3. Integration with PyTorch DataLoader
The nvidia.dali.plugin.pytorch.experimental.proxy.DataLoader
wrapper provided by DALI Proxy simplifies the integration process.
from nvidia.dali.plugin.pytorch.experimental import proxy as dali_proxy
with dali_proxy.DALIServer(pipeline) as dali_server:
dataset = CustomDataset(dali_server.proxy, data=images)

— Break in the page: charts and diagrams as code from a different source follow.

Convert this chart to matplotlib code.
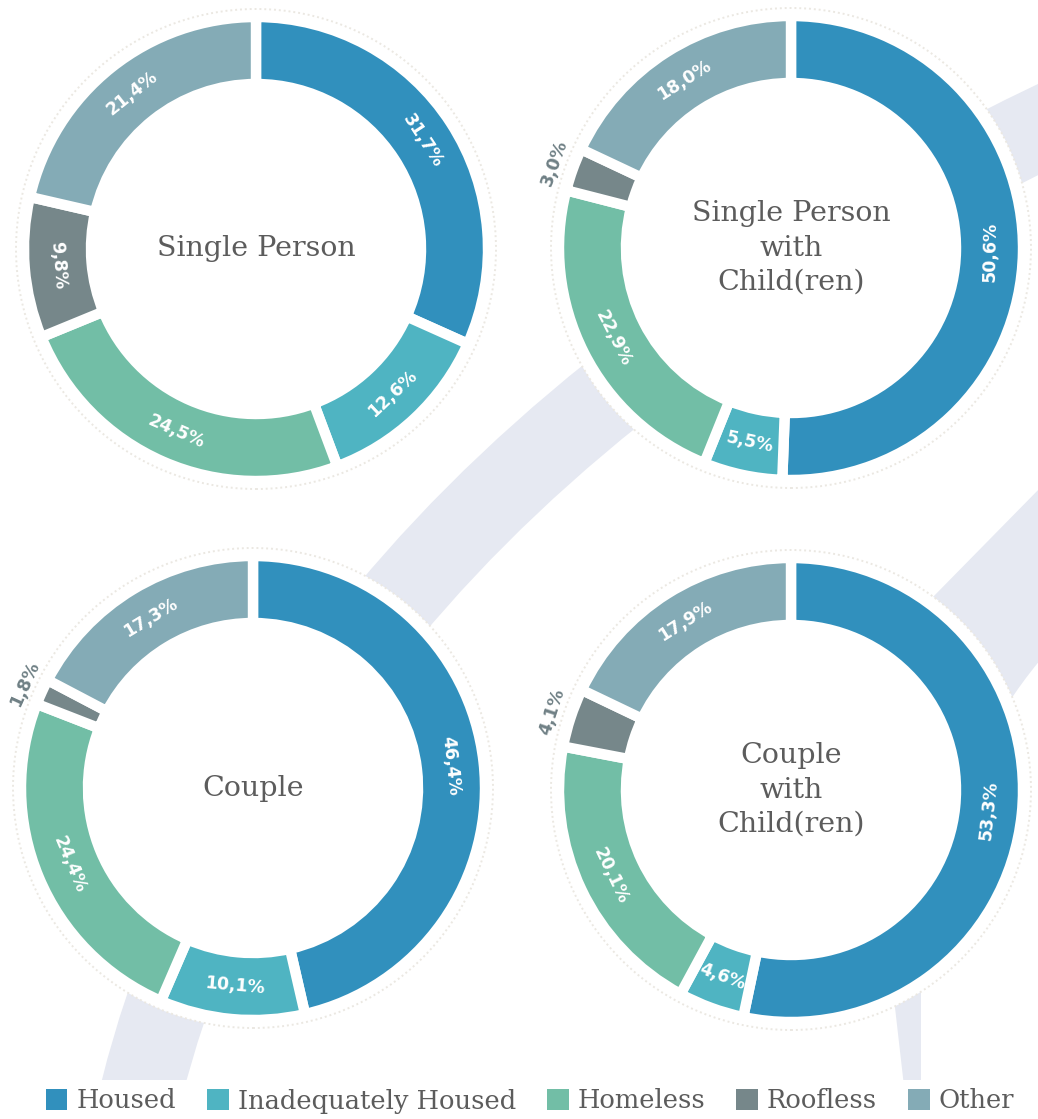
import numpy as np
import matplotlib
matplotlib.use('Agg')
import matplotlib.pyplot as plt
from matplotlib.patches import Circle, PathPatch, Patch, Rectangle
from matplotlib.path import Path

# 범주와 색상
categories = ['Housed', 'Inadequately Housed', 'Homeless', 'Roofless', 'Other']
colors = ['#3190bd', '#4fb4c2', '#72bea6', '#76878a', '#84abb6']

# 가구 유형별 비율 (%)
titles = ['Single Person', 'Single Person\nwith\nChild(ren)', 'Couple', 'Couple\nwith\nChild(ren)']
single_person = [31.7, 12.6, 24.5, 9.8, 21.4]
single_with_children = [50.6, 5.5, 22.9, 3.0, 18.0]
couple = [46.4, 10.1, 24.4, 1.8, 17.3]
couple_with_children = [53.3, 4.6, 20.1, 4.1, 17.9]
series = [single_person, single_with_children, couple, couple_with_children]

W, H = 1038, 1119
fig = plt.figure(figsize=(W / 100, H / 100), dpi=100)
ax = fig.add_axes([0, 0, 1, 1])

def px(x, y):
    # 픽셀 좌표(위에서부터) -> 데이터 좌표
    return (x, H - y)

# 배경 장식 띠
band_color = '#e6e9f2'
clip = Rectangle((0, H - 1080), W, 1080, transform=ax.transData, visible=False)

band1 = Path([px(132, 1130), px(275, 480), px(1100, 100)],
             [Path.MOVETO, Path.CURVE3, Path.CURVE3])
p1 = PathPatch(band1, fill=False, edgecolor=band_color, lw=82 * 0.72,
               capstyle='butt', zorder=0)
ax.add_patch(p1)
p1.set_clip_path(clip)

band2 = Path([px(1100, 427), px(930, 600),
              px(860, 670), px(880, 900), px(893, 990),
              px(909, 1130), px(921, 1130), px(921, 990),
              px(925, 850), px(980, 700), px(1100, 600),
              px(1100, 427)],
             [Path.MOVETO, Path.LINETO,
              Path.CURVE4, Path.CURVE4, Path.CURVE4,
              Path.LINETO, Path.LINETO, Path.LINETO,
              Path.CURVE4, Path.CURVE4, Path.CURVE4,
              Path.CLOSEPOLY])
p2 = PathPatch(band2, facecolor=band_color, edgecolor='none', zorder=0)
ax.add_patch(p2)
p2.set_clip_path(clip)

centers = [px(256, 249), px(791, 248), px(253, 788), px(791, 790)]

for vals, title, c in zip(series, titles, centers):
    # 도넛 뒤의 흰 원판
    ax.add_patch(Circle(c, 240, facecolor='white', edgecolor='#ebe8e2',
                        lw=1.4, ls=(0, (1, 1.5)), zorder=1))
    ax.add_patch(Circle(c, 163, facecolor='none', edgecolor='#efede9',
                        lw=1.0, ls=(0, (1, 1.5)), zorder=1))
    wedges, _ = ax.pie(vals, colors=colors, startangle=90, counterclock=False,
                       radius=232, center=c, frame=True,
                       wedgeprops=dict(width=67, edgecolor='white', linewidth=7.5))
    for w in wedges:
        w.set_zorder(2)
    for w, v in zip(wedges, vals):
        mid = (w.theta1 + w.theta2) / 2
        clock = (90 - mid) % 360
        rot = mid + 90 if 90 < clock < 270 else mid - 90
        if v < 4.5:
            r, col = 251, '#6f8085'
        else:
            r, col = 199, 'white'
        x = c[0] + r * np.cos(np.radians(mid))
        y = c[1] + r * np.sin(np.radians(mid))
        ax.text(x, y, f'{v:.1f}%'.replace('.', ','), rotation=rot,
                rotation_mode='anchor', ha='center', va='center',
                fontsize=12.5, fontweight='bold', color=col, zorder=3)
    ax.text(c[0], c[1], title, ha='center', va='center', fontsize=20.5,
            family='DejaVu Serif', color='#5c5c5c', linespacing=1.35, zorder=3)

ax.set_xlim(0, W)
ax.set_ylim(0, H)
ax.set_aspect('equal')
ax.axis('off')

# 범례
handles = [Patch(facecolor=col, edgecolor='none') for col in colors]
fig.legend(handles, categories, loc='center', bbox_to_anchor=(530 / W, 1 - 1101 / H),
           ncol=5, frameon=False, prop={'family': 'DejaVu Serif', 'size': 18.5},
           labelcolor='#5c5c5c', handlelength=0.85, handleheight=0.85,
           handletextpad=0.35, columnspacing=1.2)

fig.savefig('out.png', dpi=100, facecolor='white')
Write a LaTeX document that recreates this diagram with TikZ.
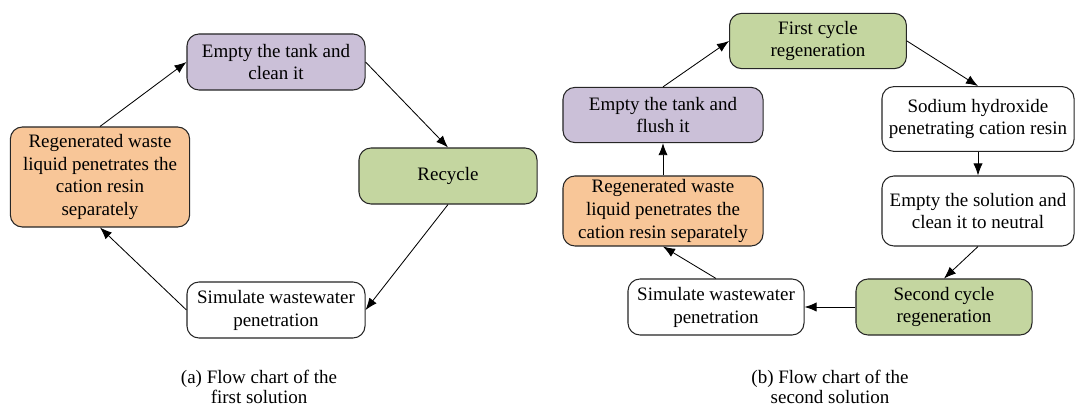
\documentclass[tikz,border=0pt]{standalone}
\usepackage{fontspec}
\setmainfont{Liberation Serif}
\usepackage{xcolor}
\usetikzlibrary{arrows.meta}
\definecolor{boxpurple}{RGB}{203,192,216}
\definecolor{boxgreen}{RGB}{196,214,160}
\definecolor{boxorange}{RGB}{248,198,152}

\begin{document}
\begin{tikzpicture}[x=0.025cm, y=-0.025cm,
        box/.style={draw=black!85, line width=0.75pt, rounded corners=0.3cm,
            align=center, inner sep=0pt, font=\fontsize{13.5}{16.3}\selectfont},
        flow/.style={-{Latex[length=3mm,width=2.3mm]}, line width=0.6pt},
        capt/.style={align=center, font=\fontsize{13.5}{14.5}\selectfont}]
    \useasboundingbox (0,0) rectangle (1078,406);
    % (a) first solution
    \node[box, fill=boxpurple, minimum width=4.45cm, minimum height=1.4cm]
        (emptyA) at (276,62) {Empty the tank and\\clean it};
    \node[box, fill=boxgreen, minimum width=4.45cm, minimum height=1.4cm]
        (recycle) at (448,176) {Recycle};
    \node[box, fill=white, minimum width=4.45cm, minimum height=1.4cm]
        (simA) at (276,310) {Simulate wastewater\\penetration};
    \node[box, fill=boxorange, minimum width=4.48cm, minimum height=2.5cm]
        (regenA) at (100,177) {Regenerated waste\\liquid penetrates the\\cation resin\\separately};
    \draw[flow] (regenA.north) -- (emptyA.west);
    \draw[flow] (emptyA.east) -- (recycle.north);
    \draw[flow] (recycle.south) -- (simA.east);
    \draw[flow] (simA.west) -- (regenA.south);
    \node[capt] (captA) at (259,387) {(a) Flow chart of the\\first solution};
    % (b) second solution
    \node[box, fill=boxgreen, minimum width=4.42cm, minimum height=1.38cm]
        (first) at (818,41) {First cycle\\regeneration};
    \node[box, fill=white, minimum width=4.8cm, minimum height=1.62cm]
        (sodium) at (978,119) {Sodium hydroxide\\penetrating cation resin};
    \node[box, fill=white, minimum width=4.8cm, minimum height=1.75cm]
        (neutral) at (978,211) {Empty the solution and\\clean it to neutral};
    \node[box, fill=boxgreen, minimum width=4.4cm, minimum height=1.4cm]
        (second) at (944,307) {Second cycle\\regeneration};
    \node[box, fill=white, minimum width=4.4cm, minimum height=1.4cm]
        (simB) at (716,307) {Simulate wastewater\\penetration};
    \node[box, fill=boxorange, minimum width=5cm, minimum height=1.75cm]
        (regenB) at (663,211) {Regenerated waste\\liquid penetrates the\\cation resin separately};
    \node[box, fill=boxpurple, minimum width=5cm, minimum height=1.38cm]
        (emptyB) at (663,115) {Empty the tank and\\flush it};
    \draw[flow] (emptyB.north) -- (first.west);
    \draw[flow] (first.east) -- (sodium.north);
    \draw[flow] (sodium.south) -- (neutral.north);
    \draw[flow] (neutral.south) -- (second.north);
    \draw[flow] (second.west) -- (simB.east);
    \draw[flow] (simB.north) -- (regenB.south);
    \draw[flow] (regenB.north) -- (emptyB.south);
    \node[capt] (captB) at (830,387) {(b) Flow chart of the\\second solution};
\end{tikzpicture}
\end{document}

loader = dali_proxy.DataLoader(dali_server, dataset, batch_size=32, num_workers=4)
for data, _ in loader:
print(data.shape) # Ready-to-use processed batch
If using a custom nvidia.dali.plugin.pytorch.experimental.proxy.DataLoader
, call the DALI server explicitly:
with dali_proxy.DALIServer(pipeline) as dali_server:
dataset = CustomDataset(dali_server.proxy, data=images)
loader = MyCustomDataloader(...)
for data, _ in loader:
# Replaces instances of ``DALIOutputBatchRef`` with actual data
processed_data = dali_server.produce_data(data)
print(processed_data.shape) # data is now ready
4. Integration with PyTorch Dataset
The PyTorch Dataset can directly use the proxy as a transform function. Note that we can choose to offload only part of the processing to DALI, while keeping some of the original data intact.
class CustomDataset(torch.utils.data.Dataset):
def __init__(self, transform_fn, data):
self.data = data
self.transform_fn = transform_fn
def __len__(self):
return len(self.data)
def __getitem__(self, idx):
filename, label = self.data[idx]
return self.transform_fn(filename), label # Returns processed sample and the original label
5. Data Collation and Execution
This step is usually abstracted away inside the PyTorch DataLoader and the user doesn’t need to take care of it explicitly.
The default_collate
function combines processed samples into a batch. DALI executes the pipeline asynchronously when a batch is collated.
from torch.utils.data.dataloader import default_collate as default_collate
with dali_proxy.DALIServer(example_pipeline2(...)) as dali_server:
outs = []
for _ in range(10):
a = np.array(np.random.rand(3, 3), dtype=np.float32)
b = np.array(np.random.rand(3, 3), dtype=np.float32)
a_plus_b, b_minus_a = dali_server.proxy(a, b)
outs.append((a_plus_b, b_minus_a))
# Collate into a single batch run reference
outs = default_collate(outs)
# And we can now replace the run reference with actual data
outs = dali_server.produce_data(outs)
Summary#
DALI Proxy provides a clean and efficient way to integrate NVIDIA DALI with PyTorch. By offloading computationally intensive tasks to DALI while keeping PyTorch’s Dataset and DataLoader interface intact, it ensures flexibility and maximum performance. This approach is particularly powerful in large-scale data pipelines and multi-modal workflows.